Listed records:

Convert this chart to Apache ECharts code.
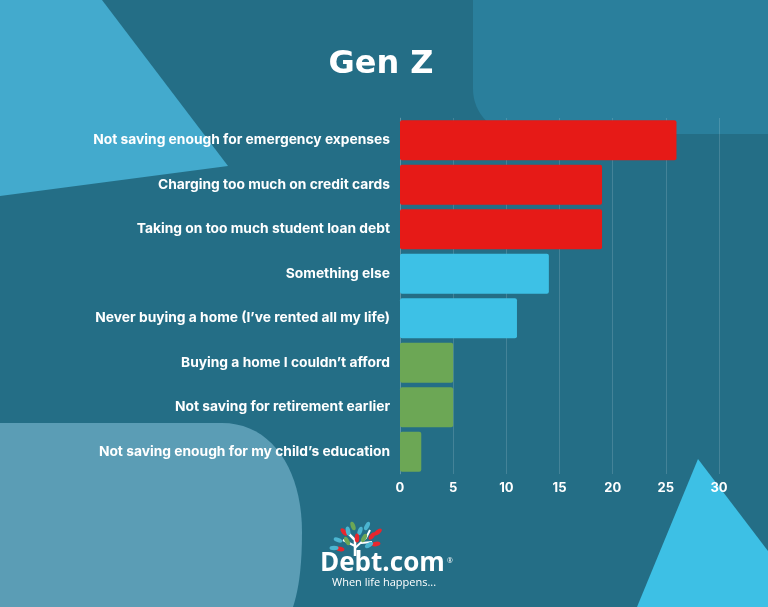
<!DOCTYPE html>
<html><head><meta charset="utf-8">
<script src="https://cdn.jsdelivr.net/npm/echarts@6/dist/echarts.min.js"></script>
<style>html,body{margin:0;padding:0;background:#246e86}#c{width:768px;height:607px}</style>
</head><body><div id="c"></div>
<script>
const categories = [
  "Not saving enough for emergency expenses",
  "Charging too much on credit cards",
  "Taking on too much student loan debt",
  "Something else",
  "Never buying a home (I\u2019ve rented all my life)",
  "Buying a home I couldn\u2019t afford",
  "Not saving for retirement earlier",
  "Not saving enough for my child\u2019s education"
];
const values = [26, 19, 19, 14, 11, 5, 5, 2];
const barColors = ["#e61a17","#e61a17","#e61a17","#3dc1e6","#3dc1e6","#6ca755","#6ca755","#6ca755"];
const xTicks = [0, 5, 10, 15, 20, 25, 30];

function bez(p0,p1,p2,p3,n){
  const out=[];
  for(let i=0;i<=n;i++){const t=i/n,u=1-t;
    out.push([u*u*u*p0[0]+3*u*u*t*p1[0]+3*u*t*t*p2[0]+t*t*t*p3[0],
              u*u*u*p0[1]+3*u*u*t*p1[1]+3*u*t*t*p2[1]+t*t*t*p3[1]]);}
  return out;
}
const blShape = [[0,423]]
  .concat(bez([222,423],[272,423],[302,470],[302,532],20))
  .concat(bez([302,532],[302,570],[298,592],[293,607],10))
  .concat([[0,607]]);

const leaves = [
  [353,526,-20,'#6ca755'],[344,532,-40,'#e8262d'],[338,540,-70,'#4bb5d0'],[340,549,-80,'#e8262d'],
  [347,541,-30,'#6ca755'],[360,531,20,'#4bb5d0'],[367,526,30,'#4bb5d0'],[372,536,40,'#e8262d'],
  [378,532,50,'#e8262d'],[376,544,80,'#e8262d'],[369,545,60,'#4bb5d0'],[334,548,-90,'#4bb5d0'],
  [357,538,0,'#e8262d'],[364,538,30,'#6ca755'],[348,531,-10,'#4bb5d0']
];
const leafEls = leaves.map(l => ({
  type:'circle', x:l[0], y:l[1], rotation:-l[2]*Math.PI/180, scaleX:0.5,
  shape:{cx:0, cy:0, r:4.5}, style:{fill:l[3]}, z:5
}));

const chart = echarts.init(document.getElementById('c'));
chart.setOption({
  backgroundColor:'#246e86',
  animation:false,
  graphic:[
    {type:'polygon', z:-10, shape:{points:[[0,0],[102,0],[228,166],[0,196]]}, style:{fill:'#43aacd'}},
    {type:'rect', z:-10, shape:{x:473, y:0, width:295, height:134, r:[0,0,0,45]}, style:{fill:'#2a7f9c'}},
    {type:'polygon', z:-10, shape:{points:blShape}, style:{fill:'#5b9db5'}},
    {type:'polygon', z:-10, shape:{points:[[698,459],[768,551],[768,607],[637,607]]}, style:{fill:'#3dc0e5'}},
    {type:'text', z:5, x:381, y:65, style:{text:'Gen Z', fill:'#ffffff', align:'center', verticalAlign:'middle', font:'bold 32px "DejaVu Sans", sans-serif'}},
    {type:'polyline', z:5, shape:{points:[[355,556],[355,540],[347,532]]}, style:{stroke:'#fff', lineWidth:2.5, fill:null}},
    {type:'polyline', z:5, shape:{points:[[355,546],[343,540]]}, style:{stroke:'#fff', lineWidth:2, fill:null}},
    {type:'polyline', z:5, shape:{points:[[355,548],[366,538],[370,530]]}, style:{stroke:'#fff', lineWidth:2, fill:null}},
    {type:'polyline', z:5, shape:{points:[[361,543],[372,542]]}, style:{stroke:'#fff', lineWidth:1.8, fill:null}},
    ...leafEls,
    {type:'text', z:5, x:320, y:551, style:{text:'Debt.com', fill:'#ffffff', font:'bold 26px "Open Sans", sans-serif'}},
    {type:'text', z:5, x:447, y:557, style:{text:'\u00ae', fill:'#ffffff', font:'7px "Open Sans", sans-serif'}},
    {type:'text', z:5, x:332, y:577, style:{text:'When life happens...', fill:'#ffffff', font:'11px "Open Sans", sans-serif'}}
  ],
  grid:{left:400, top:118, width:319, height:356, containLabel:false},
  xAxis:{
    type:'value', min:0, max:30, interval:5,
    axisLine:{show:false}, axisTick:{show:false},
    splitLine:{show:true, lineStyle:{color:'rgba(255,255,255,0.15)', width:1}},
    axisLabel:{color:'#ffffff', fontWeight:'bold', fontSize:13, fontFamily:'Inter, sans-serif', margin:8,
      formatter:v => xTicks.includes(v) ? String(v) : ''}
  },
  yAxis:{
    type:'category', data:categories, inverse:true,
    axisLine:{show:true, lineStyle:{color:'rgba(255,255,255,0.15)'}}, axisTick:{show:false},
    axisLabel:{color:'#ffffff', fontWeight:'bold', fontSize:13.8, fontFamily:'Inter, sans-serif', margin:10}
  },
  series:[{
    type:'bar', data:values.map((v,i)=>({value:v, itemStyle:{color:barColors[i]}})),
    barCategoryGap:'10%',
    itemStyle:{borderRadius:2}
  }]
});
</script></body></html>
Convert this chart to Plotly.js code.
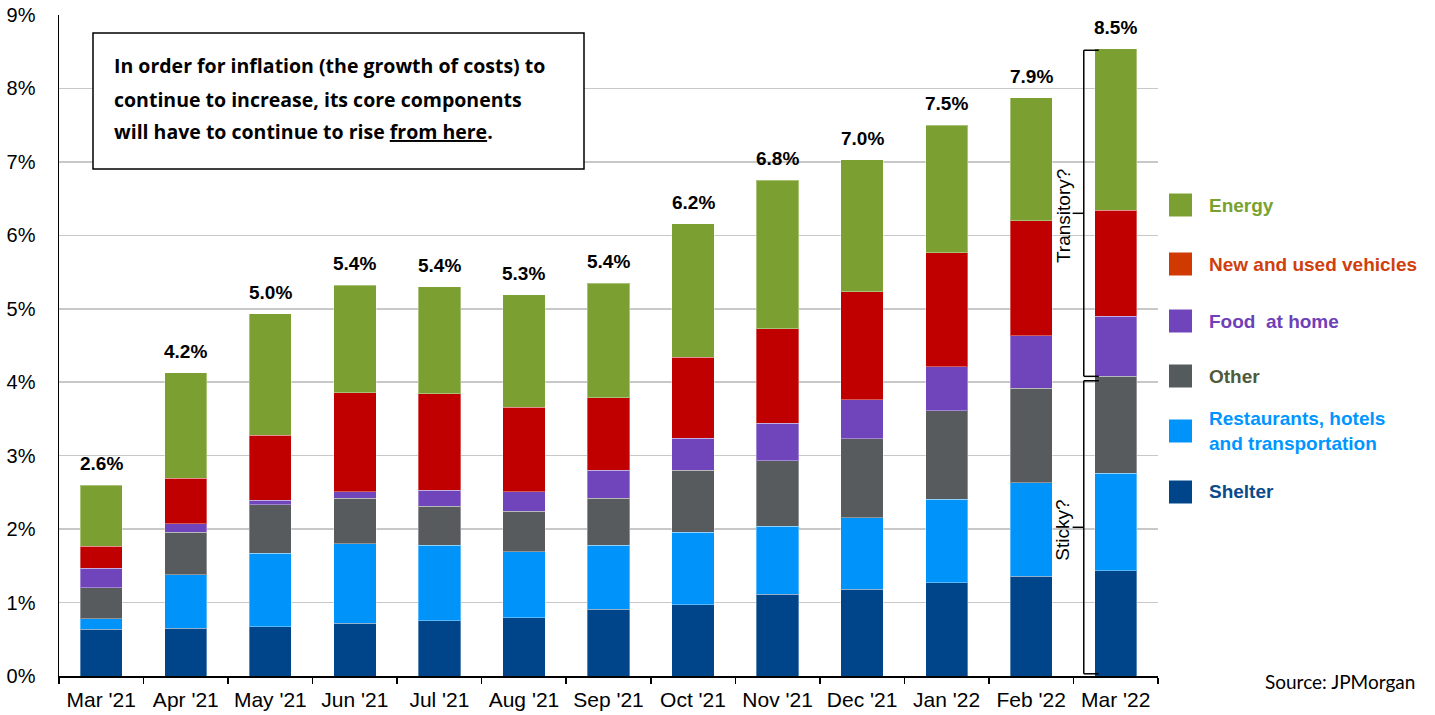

The task: Repeat the listing in full and exactly. Leave any pictures out.

The reply:
Convert this chart to Apache ECharts code.
<!DOCTYPE html>
<html><head><meta charset="utf-8">
<script src="https://cdn.jsdelivr.net/npm/echarts@6/dist/echarts.min.js"></script>
<style>html,body{margin:0;padding:0;background:#246e86}#c{width:768px;height:607px}</style>
</head><body><div id="c"></div>
<script>
const categories = [
  "Not saving enough for emergency expenses",
  "Charging too much on credit cards",
  "Taking on too much student loan debt",
  "Something else",
  "Never buying a home (I\u2019ve rented all my life)",
  "Buying a home I couldn\u2019t afford",
  "Not saving for retirement earlier",
  "Not saving enough for my child\u2019s education"
];
const values = [26, 19, 19, 14, 11, 5, 5, 2];
const barColors = ["#e61a17","#e61a17","#e61a17","#3dc1e6","#3dc1e6","#6ca755","#6ca755","#6ca755"];
const xTicks = [0, 5, 10, 15, 20, 25, 30];

function bez(p0,p1,p2,p3,n){
  const out=[];
  for(let i=0;i<=n;i++){const t=i/n,u=1-t;
    out.push([u*u*u*p0[0]+3*u*u*t*p1[0]+3*u*t*t*p2[0]+t*t*t*p3[0],
              u*u*u*p0[1]+3*u*u*t*p1[1]+3*u*t*t*p2[1]+t*t*t*p3[1]]);}
  return out;
}
const blShape = [[0,423]]
  .concat(bez([222,423],[272,423],[302,470],[302,532],20))
  .concat(bez([302,532],[302,570],[298,592],[293,607],10))
  .concat([[0,607]]);

const leaves = [
  [353,526,-20,'#6ca755'],[344,532,-40,'#e8262d'],[338,540,-70,'#4bb5d0'],[340,549,-80,'#e8262d'],
  [347,541,-30,'#6ca755'],[360,531,20,'#4bb5d0'],[367,526,30,'#4bb5d0'],[372,536,40,'#e8262d'],
  [378,532,50,'#e8262d'],[376,544,80,'#e8262d'],[369,545,60,'#4bb5d0'],[334,548,-90,'#4bb5d0'],
  [357,538,0,'#e8262d'],[364,538,30,'#6ca755'],[348,531,-10,'#4bb5d0']
];
const leafEls = leaves.map(l => ({
  type:'circle', x:l[0], y:l[1], rotation:-l[2]*Math.PI/180, scaleX:0.5,
  shape:{cx:0, cy:0, r:4.5}, style:{fill:l[3]}, z:5
}));

const chart = echarts.init(document.getElementById('c'));
chart.setOption({
  backgroundColor:'#246e86',
  animation:false,
  graphic:[
    {type:'polygon', z:-10, shape:{points:[[0,0],[102,0],[228,166],[0,196]]}, style:{fill:'#43aacd'}},
    {type:'rect', z:-10, shape:{x:473, y:0, width:295, height:134, r:[0,0,0,45]}, style:{fill:'#2a7f9c'}},
    {type:'polygon', z:-10, shape:{points:blShape}, style:{fill:'#5b9db5'}},
    {type:'polygon', z:-10, shape:{points:[[698,459],[768,551],[768,607],[637,607]]}, style:{fill:'#3dc0e5'}},
    {type:'text', z:5, x:381, y:65, style:{text:'Gen Z', fill:'#ffffff', align:'center', verticalAlign:'middle', font:'bold 32px "DejaVu Sans", sans-serif'}},
    {type:'polyline', z:5, shape:{points:[[355,556],[355,540],[347,532]]}, style:{stroke:'#fff', lineWidth:2.5, fill:null}},
    {type:'polyline', z:5, shape:{points:[[355,546],[343,540]]}, style:{stroke:'#fff', lineWidth:2, fill:null}},
    {type:'polyline', z:5, shape:{points:[[355,548],[366,538],[370,530]]}, style:{stroke:'#fff', lineWidth:2, fill:null}},
    {type:'polyline', z:5, shape:{points:[[361,543],[372,542]]}, style:{stroke:'#fff', lineWidth:1.8, fill:null}},
    ...leafEls,
    {type:'text', z:5, x:320, y:551, style:{text:'Debt.com', fill:'#ffffff', font:'bold 26px "Open Sans", sans-serif'}},
    {type:'text', z:5, x:447, y:557, style:{text:'\u00ae', fill:'#ffffff', font:'7px "Open Sans", sans-serif'}},
    {type:'text', z:5, x:332, y:577, style:{text:'When life happens...', fill:'#ffffff', font:'11px "Open Sans", sans-serif'}}
  ],
  grid:{left:400, top:118, width:319, height:356, containLabel:false},
  xAxis:{
    type:'value', min:0, max:30, interval:5,
    axisLine:{show:false}, axisTick:{show:false},
    splitLine:{show:true, lineStyle:{color:'rgba(255,255,255,0.15)', width:1}},
    axisLabel:{color:'#ffffff', fontWeight:'bold', fontSize:13, fontFamily:'Inter, sans-serif', margin:8,
      formatter:v => xTicks.includes(v) ? String(v) : ''}
  },
  yAxis:{
    type:'category', data:categories, inverse:true,
    axisLine:{show:true, lineStyle:{color:'rgba(255,255,255,0.15)'}}, axisTick:{show:false},
    axisLabel:{color:'#ffffff', fontWeight:'bold', fontSize:13.8, fontFamily:'Inter, sans-serif', margin:10}
  },
  series:[{
    type:'bar', data:values.map((v,i)=>({value:v, itemStyle:{color:barColors[i]}})),
    barCategoryGap:'10%',
    itemStyle:{borderRadius:2}
  }]
});
</script></body></html>
Convert this chart to Plotly.js code.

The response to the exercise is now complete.